It was a pretty inconsistent swell. There was a set that came, Mark Foo
and Ken Bradshaw were paddling Mark actually had the in road
he was more towards the channel When he stood up the wave
kind of lurched and when I I was describing the way the
wave works it gets these big ruts in the wave so sometimes it
will lurch and it will back off and it will lurch again and that’s kind
of what happened is it lurched a little bit it wasn’t a real super
sized wave but it like kind of backed off for a second and that’s
what allowed Mark to get the in road and then it lifted again and
right when he stood up it lifted he kind of poked the nose of his
board when he was dropping it dug the nose of his board and
he fell kind of face first. And he fell he kind of went, “mmm.”
on his neck and everything could have knocked the air
out of his chest it was kind of an awkward kind of
landing, the wave wasn’t gigantic. The problem was was that that wave,
when he got it he lurched, hit got sucked over because every time
you get if you don’t penetrate you know sometimes you’ll penetrate
and you’ll get through the back but this one he didn’t penetrate
so he got sucked in the lip and you see him and he kind of goes
over the falls and what happens in that wave is that his
board breaks, he’s only got a little piece of his tail left, and, the way
the bottom is shaped out there they they have these kind of undertows
and you have these things called you know like I said
underwater full undertow so he got held down. He didn’t really have
a board to show him where up was because he only had this really teeny
piece of his tail left so he was held down and on the
next wave, which was a bigger wave was Brock Little and um Mike Parsons.
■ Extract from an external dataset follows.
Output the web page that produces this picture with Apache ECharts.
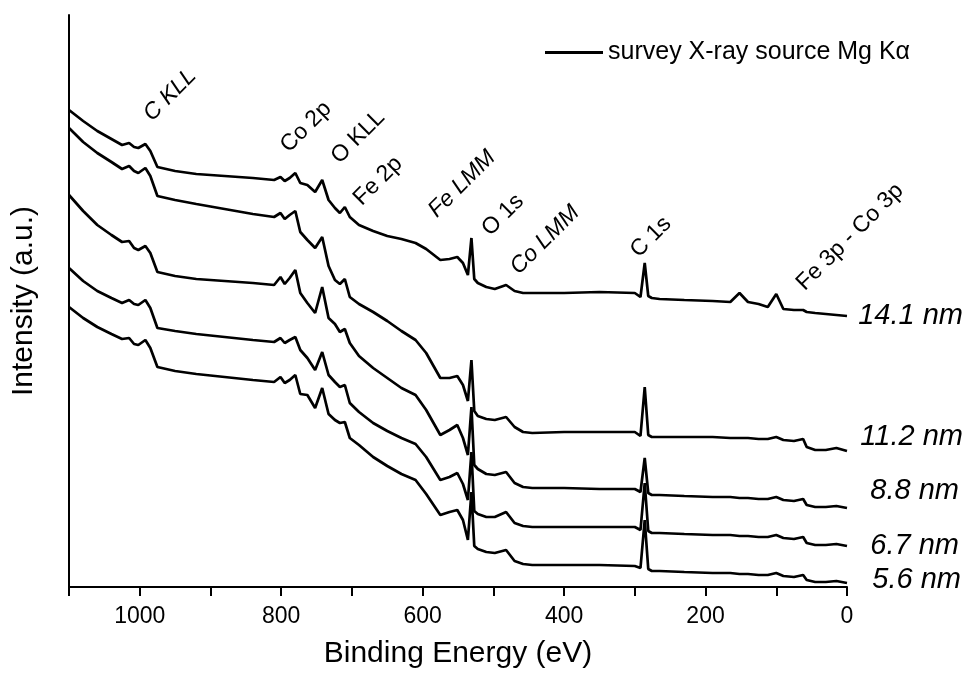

Mike Parsons was deeper Brock Little was a little bit further and they
take off on the same wave and they’re both too deep and the wave
breaks and it just blows them up and they both kind of get blown up.
Parsons, he eats it on that wave and when he’s underwater, he hits
somebody. He knows that he hits somebody and he,
guaranteed he hit Mark Foo. You felt him bumping under the wave? I felt him bump, I felt something
come up under me, you know when I came up after the
wipe-out it was him, he was still, he was still under.
He came up after the next wave I’m pretty sure. And then we were tangled
together just getting ping-ponged through the rocks. You never know,
if you fall a little bit, one way or another if it’s too
far that way or too far the next you never know. So. I don’t surf
Mavericks anymore I’ve moved on I have a kid now and that was
a really good time in my life I know how dangerous it is
you know and you gotta be totally totally at the top of your game
out there and I probably not at at the top of my game since I'm
forty, now I’m just enjoying surfing now, fun-sized waves. I surf big
waves still but I’ve definitely had my times at Mavericks where I really
thought that that was it you know um, my leash got
caught on the rocks and basically just thinking God just a couple
more waves and I’m gonna die. Just you got to pay attention
to everybody in the line up and make sure that you account
them one way or the other even if they’ve had a pretty normal
wipe which is what Foo’s looked like it didn’t look like a
super nasty wipe out but any wipeout at Mavericks can be your last. The next monumental shift
in surfing progression hit Mavericks with the speed
and power of a two-stroke engine. Surfers wanted to ride the biggest
waves of Mavericks. Waves that were too big to paddle into and were
going unridden. They harnessed the power of the jet ski and formed teams
to tow each other into the biggest waves ever ridden. Tow
surfing allowed them to go places on the wave that had never been
ridden before. But the tow era was short-lived. Due to Mavericks being
located in a marine sanctuary tow surfing was outlawed. I look back on it and it
was a special time. This historical session was one
of the last of its kind. You will never see this type of
surfing at Mavericks again. Tow surfing was something that
we had borrowed from a crew over in Maui. Laird, Dave Kalama,
the strap crew, they all were doing it already and we just took
what they were doing and brought brought it to Mavericks. Fear either stops you in
your tracks and you don’t go forward or it motivates you to go
to the next level and that’s pretty much
what it did for me. I’m not really afraid of anything. Those days the fun was just
amazing and if you’d go out there in the early mornings, but when
the winds were blowing offshore and you really couldn’t get into
the waves paddling and you’d ride these waves with these
shorter boards and I loved the fact you could kind of come
from behind it and backdoor it like because you had all this
speed that you’d carried you’d just slingshot your
way into the peak. Or from behind the peak
you’d kind of load up underneath underneath it and set it up
just like a wave at Stockton Avenue or something like these
little teeny waves that would just expand into this thirty-five
foot face. The neatest thing about tow
surfing is the fact that you get to ride this equipment that
you would never normally ride on big waves and we were able
to experiment and ride these boards that
were super short. A new breed of Mavericks surfer
was starting to evolve. A younger surfer, who was looking
up to his mentors and poised to make the next leap in surfing
progression. One of those surfers was Jay Moriarity. A lot of guys surf big waves with
eyes like this and fear. Jay would drop into these things
with the biggest smile on his face. As he’s taking this late drop his
eyes aren’t like this, he’s got the big smile. He loved it.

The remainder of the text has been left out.